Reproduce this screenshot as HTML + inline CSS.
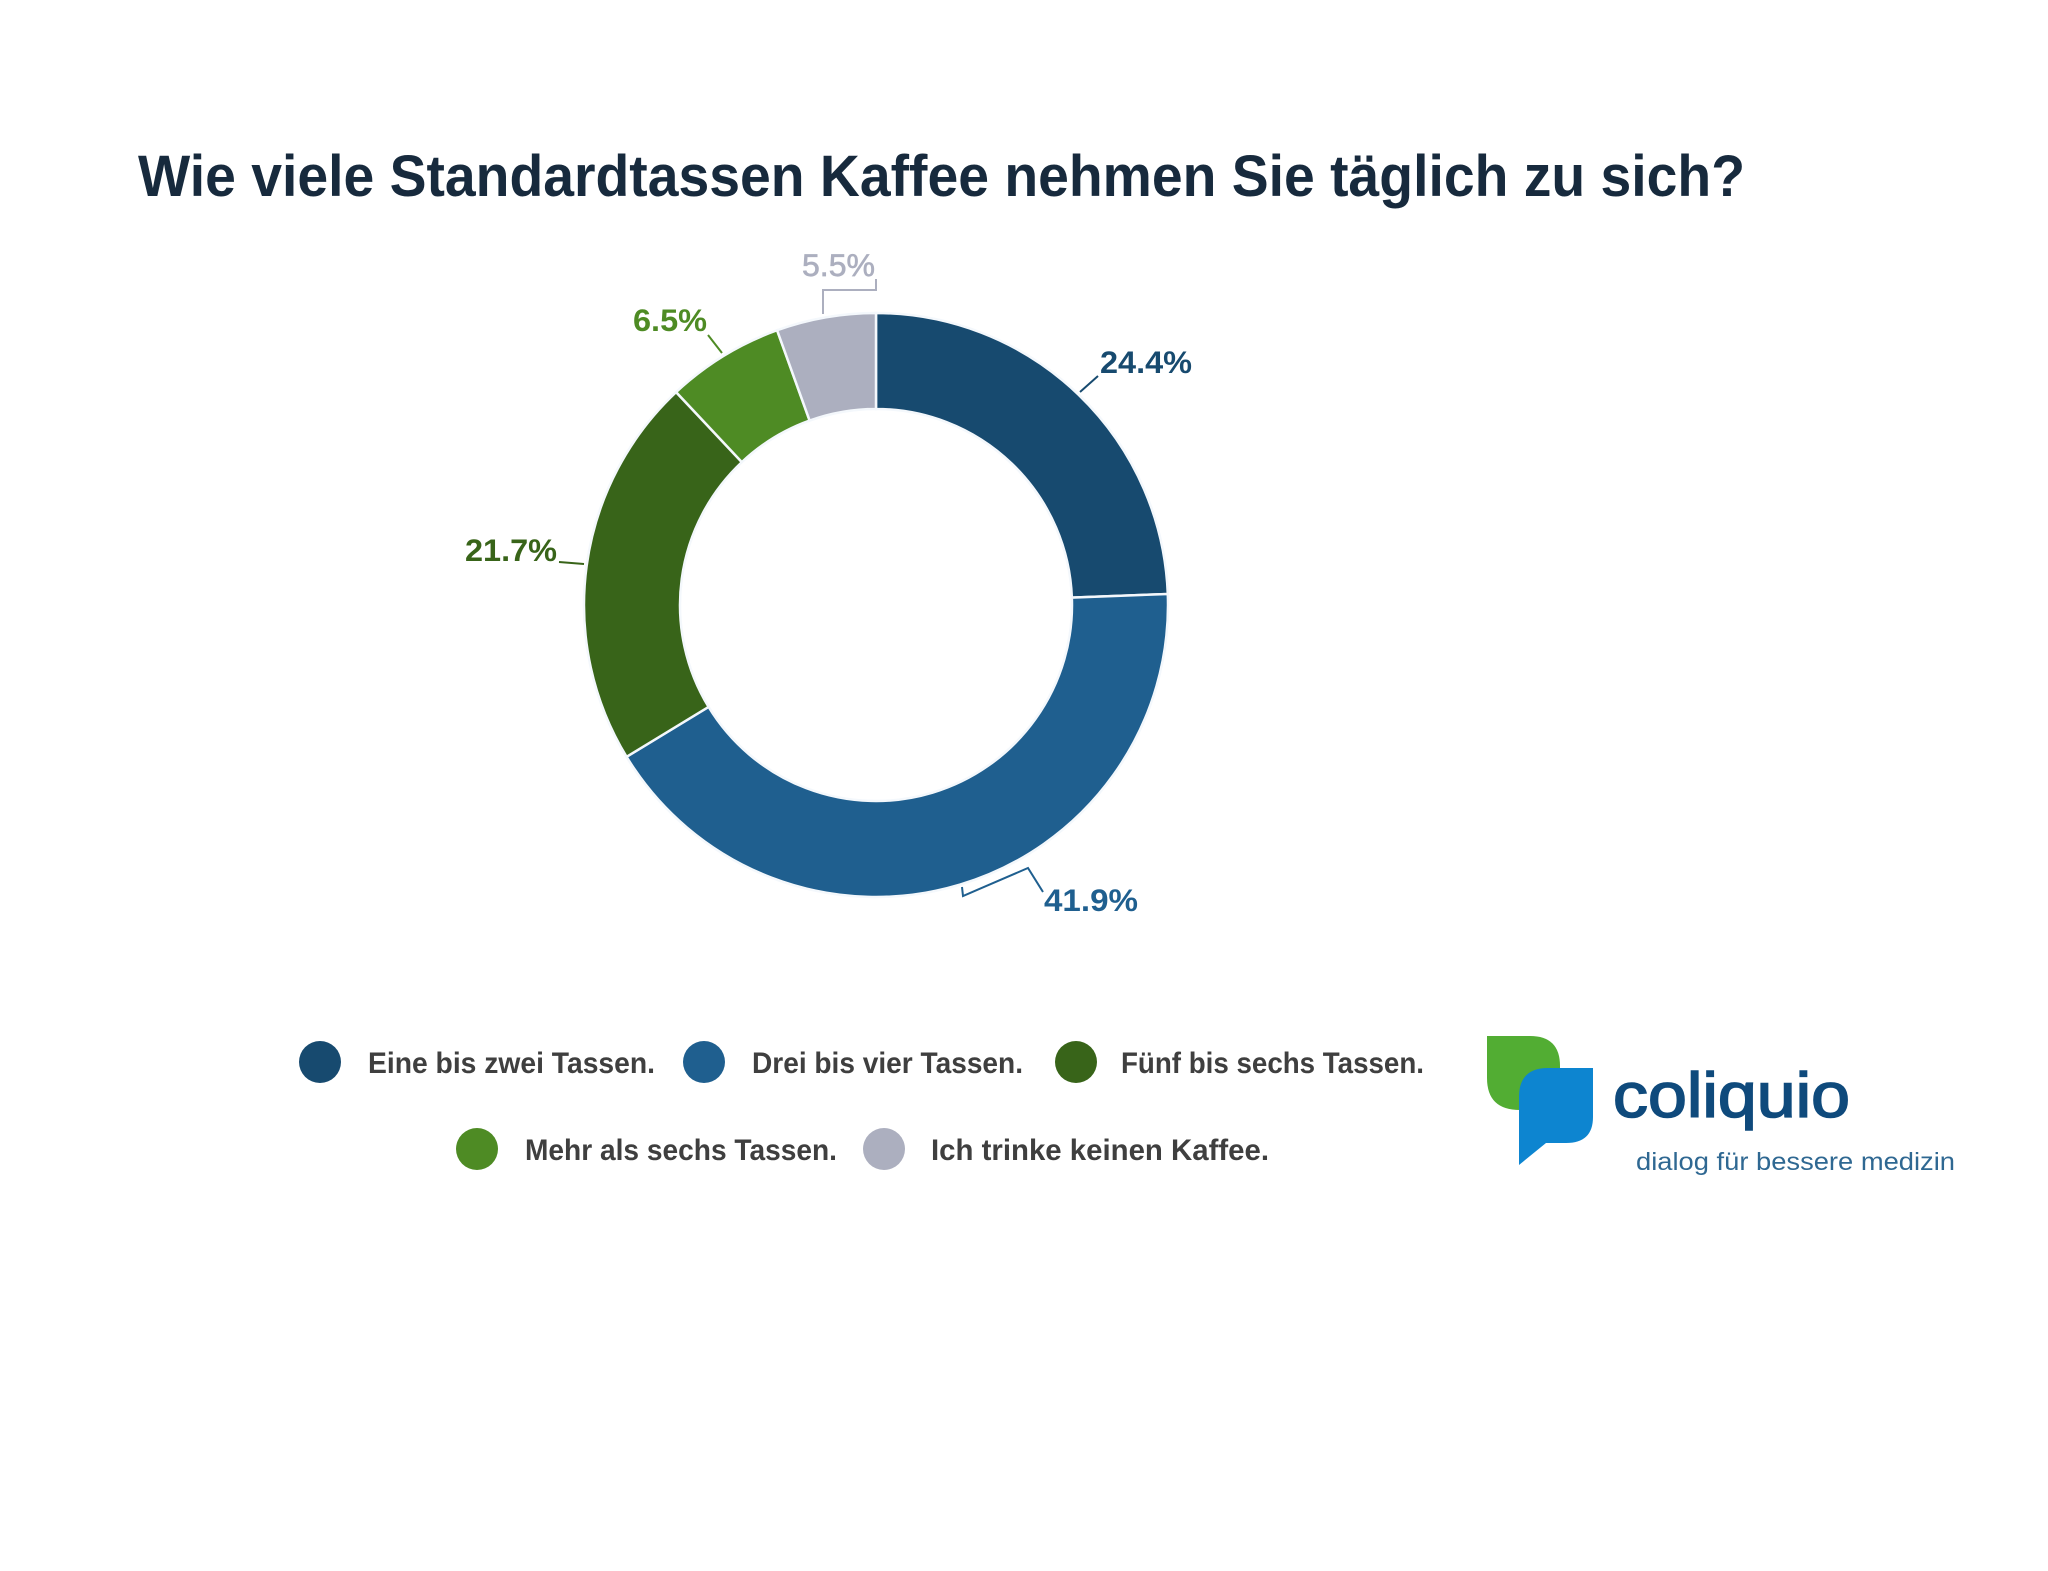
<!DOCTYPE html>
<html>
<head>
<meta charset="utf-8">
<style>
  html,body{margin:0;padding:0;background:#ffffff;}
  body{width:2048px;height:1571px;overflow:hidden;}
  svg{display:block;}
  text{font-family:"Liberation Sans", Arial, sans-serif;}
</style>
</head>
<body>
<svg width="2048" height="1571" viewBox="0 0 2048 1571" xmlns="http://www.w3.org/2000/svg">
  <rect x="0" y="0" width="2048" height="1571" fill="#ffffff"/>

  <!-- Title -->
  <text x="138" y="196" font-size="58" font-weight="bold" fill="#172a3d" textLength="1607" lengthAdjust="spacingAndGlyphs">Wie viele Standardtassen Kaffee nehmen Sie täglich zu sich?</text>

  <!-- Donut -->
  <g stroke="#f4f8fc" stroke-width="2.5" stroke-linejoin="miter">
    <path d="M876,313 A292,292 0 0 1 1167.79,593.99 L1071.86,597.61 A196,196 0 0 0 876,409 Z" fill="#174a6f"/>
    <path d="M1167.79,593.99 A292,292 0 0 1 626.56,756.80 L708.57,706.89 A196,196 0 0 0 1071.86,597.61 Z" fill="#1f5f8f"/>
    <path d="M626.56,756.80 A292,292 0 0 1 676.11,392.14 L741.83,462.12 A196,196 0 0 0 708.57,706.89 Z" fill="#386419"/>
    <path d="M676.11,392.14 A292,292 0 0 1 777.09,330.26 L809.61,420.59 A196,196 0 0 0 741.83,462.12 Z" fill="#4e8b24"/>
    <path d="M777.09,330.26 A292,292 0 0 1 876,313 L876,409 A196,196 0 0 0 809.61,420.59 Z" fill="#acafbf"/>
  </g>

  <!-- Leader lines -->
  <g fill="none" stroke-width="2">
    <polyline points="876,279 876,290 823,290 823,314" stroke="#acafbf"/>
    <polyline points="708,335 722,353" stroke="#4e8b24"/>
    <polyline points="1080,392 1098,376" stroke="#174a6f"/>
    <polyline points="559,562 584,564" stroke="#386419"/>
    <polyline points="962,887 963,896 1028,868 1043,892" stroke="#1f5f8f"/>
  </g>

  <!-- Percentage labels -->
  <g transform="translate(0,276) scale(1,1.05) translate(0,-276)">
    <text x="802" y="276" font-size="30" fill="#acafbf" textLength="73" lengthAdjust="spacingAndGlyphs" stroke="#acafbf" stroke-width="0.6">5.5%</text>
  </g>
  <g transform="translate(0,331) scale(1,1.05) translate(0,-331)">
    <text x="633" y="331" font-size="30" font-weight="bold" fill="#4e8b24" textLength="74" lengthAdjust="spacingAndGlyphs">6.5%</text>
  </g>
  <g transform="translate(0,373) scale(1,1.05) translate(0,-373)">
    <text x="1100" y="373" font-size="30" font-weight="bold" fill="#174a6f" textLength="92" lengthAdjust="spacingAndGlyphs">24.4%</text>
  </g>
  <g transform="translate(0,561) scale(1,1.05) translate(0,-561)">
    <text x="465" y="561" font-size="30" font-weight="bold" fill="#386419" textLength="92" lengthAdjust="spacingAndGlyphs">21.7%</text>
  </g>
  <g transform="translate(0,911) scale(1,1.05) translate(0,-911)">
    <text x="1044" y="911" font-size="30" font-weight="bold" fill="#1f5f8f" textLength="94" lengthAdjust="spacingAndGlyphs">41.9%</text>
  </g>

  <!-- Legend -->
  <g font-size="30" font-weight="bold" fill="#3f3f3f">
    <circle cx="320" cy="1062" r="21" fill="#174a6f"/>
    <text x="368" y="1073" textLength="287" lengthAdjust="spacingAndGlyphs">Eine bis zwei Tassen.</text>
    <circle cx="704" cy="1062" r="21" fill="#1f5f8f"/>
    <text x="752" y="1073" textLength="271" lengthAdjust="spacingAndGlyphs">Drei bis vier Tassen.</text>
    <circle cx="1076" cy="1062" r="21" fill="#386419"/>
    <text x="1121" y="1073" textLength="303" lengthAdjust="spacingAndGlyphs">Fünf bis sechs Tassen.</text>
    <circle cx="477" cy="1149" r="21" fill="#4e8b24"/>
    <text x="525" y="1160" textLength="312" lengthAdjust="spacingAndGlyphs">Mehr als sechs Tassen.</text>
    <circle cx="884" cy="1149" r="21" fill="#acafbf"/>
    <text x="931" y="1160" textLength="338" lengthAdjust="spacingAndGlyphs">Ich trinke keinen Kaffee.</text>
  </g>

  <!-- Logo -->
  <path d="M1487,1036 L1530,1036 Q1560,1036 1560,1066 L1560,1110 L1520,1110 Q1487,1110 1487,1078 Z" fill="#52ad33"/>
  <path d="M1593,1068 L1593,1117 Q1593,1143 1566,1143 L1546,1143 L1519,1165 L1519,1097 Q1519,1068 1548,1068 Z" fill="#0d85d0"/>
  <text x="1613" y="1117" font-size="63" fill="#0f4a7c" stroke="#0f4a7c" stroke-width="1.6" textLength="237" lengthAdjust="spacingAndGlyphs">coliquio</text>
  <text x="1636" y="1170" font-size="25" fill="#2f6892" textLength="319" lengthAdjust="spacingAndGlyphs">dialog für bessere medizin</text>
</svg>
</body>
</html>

Problem description: Leave the pictures out, and print every line of the listing exactly as written.

Expected output:
Reproduce this screenshot as HTML + inline CSS.
<!DOCTYPE html>
<html>
<head>
<meta charset="utf-8">
<style>
  html,body{margin:0;padding:0;background:#ffffff;}
  body{width:2048px;height:1571px;overflow:hidden;}
  svg{display:block;}
  text{font-family:"Liberation Sans", Arial, sans-serif;}
</style>
</head>
<body>
<svg width="2048" height="1571" viewBox="0 0 2048 1571" xmlns="http://www.w3.org/2000/svg">
  <rect x="0" y="0" width="2048" height="1571" fill="#ffffff"/>

  <!-- Title -->
  <text x="138" y="196" font-size="58" font-weight="bold" fill="#172a3d" textLength="1607" lengthAdjust="spacingAndGlyphs">Wie viele Standardtassen Kaffee nehmen Sie täglich zu sich?</text>

  <!-- Donut -->
  <g stroke="#f4f8fc" stroke-width="2.5" stroke-linejoin="miter">
    <path d="M876,313 A292,292 0 0 1 1167.79,593.99 L1071.86,597.61 A196,196 0 0 0 876,409 Z" fill="#174a6f"/>
    <path d="M1167.79,593.99 A292,292 0 0 1 626.56,756.80 L708.57,706.89 A196,196 0 0 0 1071.86,597.61 Z" fill="#1f5f8f"/>
    <path d="M626.56,756.80 A292,292 0 0 1 676.11,392.14 L741.83,462.12 A196,196 0 0 0 708.57,706.89 Z" fill="#386419"/>
    <path d="M676.11,392.14 A292,292 0 0 1 777.09,330.26 L809.61,420.59 A196,196 0 0 0 741.83,462.12 Z" fill="#4e8b24"/>
    <path d="M777.09,330.26 A292,292 0 0 1 876,313 L876,409 A196,196 0 0 0 809.61,420.59 Z" fill="#acafbf"/>
  </g>

  <!-- Leader lines -->
  <g fill="none" stroke-width="2">
    <polyline points="876,279 876,290 823,290 823,314" stroke="#acafbf"/>
    <polyline points="708,335 722,353" stroke="#4e8b24"/>
    <polyline points="1080,392 1098,376" stroke="#174a6f"/>
    <polyline points="559,562 584,564" stroke="#386419"/>
    <polyline points="962,887 963,896 1028,868 1043,892" stroke="#1f5f8f"/>
  </g>

  <!-- Percentage labels -->
  <g transform="translate(0,276) scale(1,1.05) translate(0,-276)">
    <text x="802" y="276" font-size="30" fill="#acafbf" textLength="73" lengthAdjust="spacingAndGlyphs" stroke="#acafbf" stroke-width="0.6">5.5%</text>
  </g>
  <g transform="translate(0,331) scale(1,1.05) translate(0,-331)">
    <text x="633" y="331" font-size="30" font-weight="bold" fill="#4e8b24" textLength="74" lengthAdjust="spacingAndGlyphs">6.5%</text>
  </g>
  <g transform="translate(0,373) scale(1,1.05) translate(0,-373)">
    <text x="1100" y="373" font-size="30" font-weight="bold" fill="#174a6f" textLength="92" lengthAdjust="spacingAndGlyphs">24.4%</text>
  </g>
  <g transform="translate(0,561) scale(1,1.05) translate(0,-561)">
    <text x="465" y="561" font-size="30" font-weight="bold" fill="#386419" textLength="92" lengthAdjust="spacingAndGlyphs">21.7%</text>
  </g>
  <g transform="translate(0,911) scale(1,1.05) translate(0,-911)">
    <text x="1044" y="911" font-size="30" font-weight="bold" fill="#1f5f8f" textLength="94" lengthAdjust="spacingAndGlyphs">41.9%</text>
  </g>

  <!-- Legend -->
  <g font-size="30" font-weight="bold" fill="#3f3f3f">
    <circle cx="320" cy="1062" r="21" fill="#174a6f"/>
    <text x="368" y="1073" textLength="287" lengthAdjust="spacingAndGlyphs">Eine bis zwei Tassen.</text>
    <circle cx="704" cy="1062" r="21" fill="#1f5f8f"/>
    <text x="752" y="1073" textLength="271" lengthAdjust="spacingAndGlyphs">Drei bis vier Tassen.</text>
    <circle cx="1076" cy="1062" r="21" fill="#386419"/>
    <text x="1121" y="1073" textLength="303" lengthAdjust="spacingAndGlyphs">Fünf bis sechs Tassen.</text>
    <circle cx="477" cy="1149" r="21" fill="#4e8b24"/>
    <text x="525" y="1160" textLength="312" lengthAdjust="spacingAndGlyphs">Mehr als sechs Tassen.</text>
    <circle cx="884" cy="1149" r="21" fill="#acafbf"/>
    <text x="931" y="1160" textLength="338" lengthAdjust="spacingAndGlyphs">Ich trinke keinen Kaffee.</text>
  </g>

  <!-- Logo -->
  <path d="M1487,1036 L1530,1036 Q1560,1036 1560,1066 L1560,1110 L1520,1110 Q1487,1110 1487,1078 Z" fill="#52ad33"/>
  <path d="M1593,1068 L1593,1117 Q1593,1143 1566,1143 L1546,1143 L1519,1165 L1519,1097 Q1519,1068 1548,1068 Z" fill="#0d85d0"/>
  <text x="1613" y="1117" font-size="63" fill="#0f4a7c" stroke="#0f4a7c" stroke-width="1.6" textLength="237" lengthAdjust="spacingAndGlyphs">coliquio</text>
  <text x="1636" y="1170" font-size="25" fill="#2f6892" textLength="319" lengthAdjust="spacingAndGlyphs">dialog für bessere medizin</text>
</svg>
</body>
</html>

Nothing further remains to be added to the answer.